De ce point de vue, la troisième République est un vaste leurre, un
mirage au cœur de notre errance dans l’immense désert et dans le vaste champ des
misères que constituent à la fois la ruine de notre nation et la décomposition
politique de notre société.
L’élection de Kengo, Mokolo et Losembe à la
tête du sénat ne sont que l’expression visible de notre incapacité à sortir
individuellement et collectivement du mobutisme comme type d’esprit et structure
de personnalité sociopolitique. C’est le symbole du sous-développement politique
de la Rdc. Ce sous-développement qui gangrène toute notre vie et se traduit
visiblement par une politique gouvernementale complètement erratique, un déficit
de vision sur ce que nous voulons faire de notre pays, un enfermement mortel
dans les petits intérêts privés à court terme et une absence manifeste d’un
projet politique d’union de toutes les forces vives de la nation pour bâtir un
futur à la hauteur de nos possibilités réelles.
QUE POUVONS-NOUS FAIRE ?
Je suis convaincu que l’exigence de sortir du mobutisme est la condition
fondamentale pour construire une troisième République créatrice et crédible.
Pour ce faire, il ne suffira pas de nous enfermer dans les slogans creux sur
l’exorcisme collectif comme l’a fait le président de la République il y a
quelques mois.

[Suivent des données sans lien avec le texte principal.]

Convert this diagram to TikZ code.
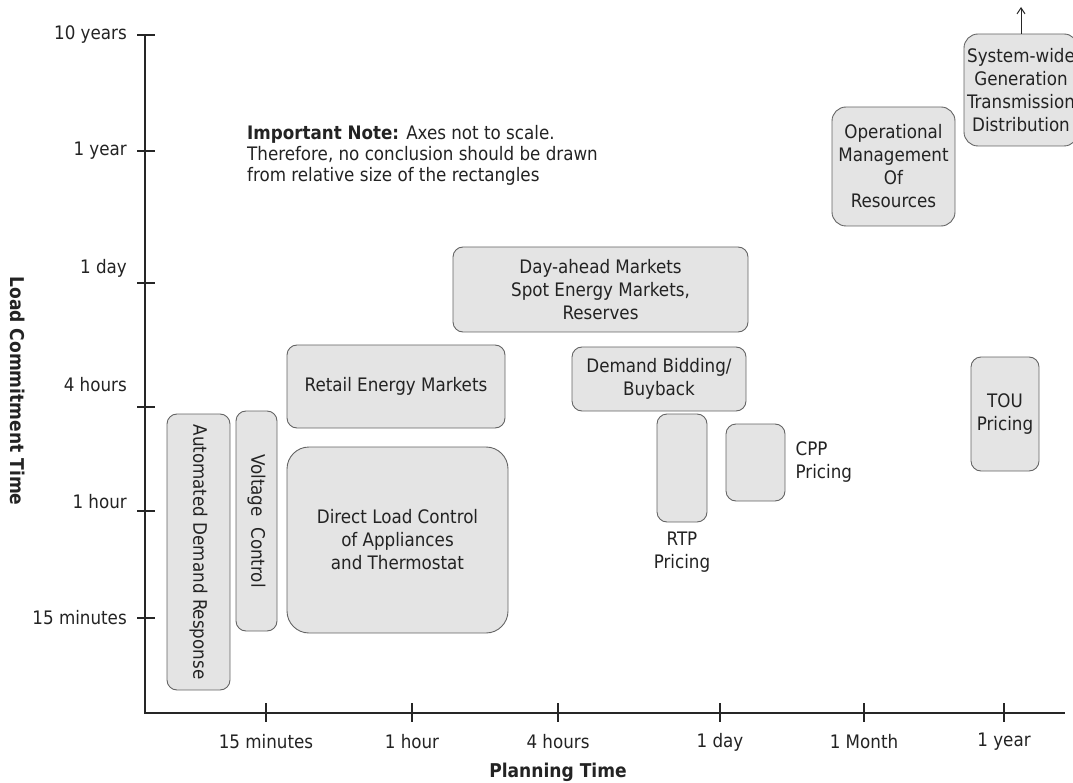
\documentclass[tikz,border=0pt]{standalone}
\usepackage{fontspec}
\setmainfont{DejaVu Sans Condensed}
\usepackage{xcolor}
\usetikzlibrary{arrows.meta,positioning}
\definecolor{boxfill}{RGB}{228,228,228}
\definecolor{boxline}{RGB}{100,100,100}
\definecolor{ink}{RGB}{35,35,35}

\begin{document}
\begin{tikzpicture}[x=1pt,y=-1pt,>={Straight Barb[length=6pt,width=8pt]},
      font=\fontsize{18.6}{23}\selectfont,text=ink,
      blk/.style={draw=boxline,fill=boxfill,line width=0.9pt,rounded corners=10pt,align=center,inner sep=0pt},
      axis/.style={line width=1.4pt,black!85},
      tickmark/.style={line width=2.6pt,black!85},
      lbl/.style={inner sep=0pt,align=center},
      ttl/.style={font=\fontsize{19}{22}\selectfont\bfseries,inner sep=0pt}]
    \useasboundingbox (0,0) rectangle (1073,783);
    \clip (0,0) rectangle (1073,783);
    % axes
    \coordinate (yTop) at (145,35);
    \coordinate (O) at (145,713);
    \coordinate (xEnd) at (1065,713);
    \draw[axis] (yTop) -- (O) -- (xEnd);
    \foreach \n/\y/\ly/\t in {Y1/35/35/10 years,Y2/151/151/1 year,Y3/283/268/1 day,
        Y4/407/385/4 hours,Y5/511/502/1 hour,Y6/618/618/15 minutes} {
      \draw[tickmark] (137,\y) -- (155,\y);
      \node[lbl,anchor=east] (\n) at (127,\ly) {\t};
    }
    \foreach \n/\x/\t in {X1/266/15 minutes,X2/412/1 hour,X3/558/4 hours,
        X4/720/1 day,X5/864/1 Month,X6/1004/1 year} {
      \draw[tickmark] (\x,703) -- (\x,722);
      \node[lbl] (\n) at (\x,742) {\t};
    }
    \node[ttl,rotate=-90] (ytitle) at (18,391) {Load Commitment Time};
    \node[ttl] (xtitle) at (558,772) {Planning Time};
    % note
    \node[lbl,anchor=west,align=left,font=\fontsize{18.6}{21}\selectfont] (note) at (247,155)
      {\textbf{Important Note:} Axes not to scale.\\Therefore, no conclusion should be drawn\\from relative size of the rectangles};
    % short horizon programs
    \node[blk,rotate=-90,minimum width=276,minimum height=63] (adr) at (198.5,552) {Automated Demand Response};
    \node[blk,rotate=-90,minimum width=220,minimum height=41] (vc) at (256.5,521) {Voltage~\ Control};
    \node[blk,rounded corners=22pt,minimum width=221,minimum height=186] (dlc) at (397.5,540)
      {Direct Load Control\\of Appliances\\and Thermostat};
    \node[blk,minimum width=218,minimum height=83] (rem) at (396,386.5) {Retail Energy Markets};
    % markets and pricing
    \node[blk,minimum width=295,minimum height=85] (dam) at (600.5,289.5)
      {Day-ahead Markets\\Spot Energy Markets,\\Reserves};
    \node[blk,minimum width=174,minimum height=64] (dbb) at (659,379) {Demand Bidding/\\Buyback};
    \node[blk,minimum width=50,minimum height=108] (rtp) at (682,468) {};
    \node[lbl,below=9pt of rtp] (rtpl) {RTP\\Pricing};
    \node[blk,minimum width=59,minimum height=77] (cpp) at (755.5,462.5) {};
    \node[lbl,align=left,right=10pt of cpp] (cppl) {CPP\\Pricing};
    \node[blk,minimum width=68,minimum height=114] (tou) at (1005,414) {TOU\\Pricing};
    % long horizon planning
    \node[blk,rounded corners=14pt,minimum width=123,minimum height=119] (omr) at (893.5,166.5)
      {Operational\\Management\\Of\\Resources};
    \node[blk,rounded corners=14pt,minimum width=114,minimum height=112] (sys) at (1021,90)
      {System-wide\\Generation\\Transmission\\Distribution};
    \coordinate (sysTip) at (1021,7);
    \draw[->,line width=1pt,black!85] (sys.north) -- (sysTip);
\end{tikzpicture}
\end{document}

Il faut un projet et un processus concret d’éducation de notre
peuple aux enjeux de la démocratie pour la construction de notre avenir. Cette
éducation est la pierre d’angle du développement politique. Elle impose aux
dirigeants une véritable conversion publique grâce à laquelle ils feront voir à
toutes nos populations qu’ils placent désormais leur être, leur action et leur
vision de notre destinée sous un autre signe que celui du ténébreux paraclet
mobutiste. Toutes nos institutions devraient être pensées et organisées selon
cette perspective et ses exigences. Et le président de la République devrait
devenir le garant de cette orientation radicale de notre vie politique.
Manifestement, nous n’avons pas encore pris cette direction ni dégager
cet horizon de notre futur. Il est temps que ceux et celles qui sont convaincus
que tel est le chemin de notre avenir fondent véritablement une troisième
République. L’enjeu de notre avenir est là.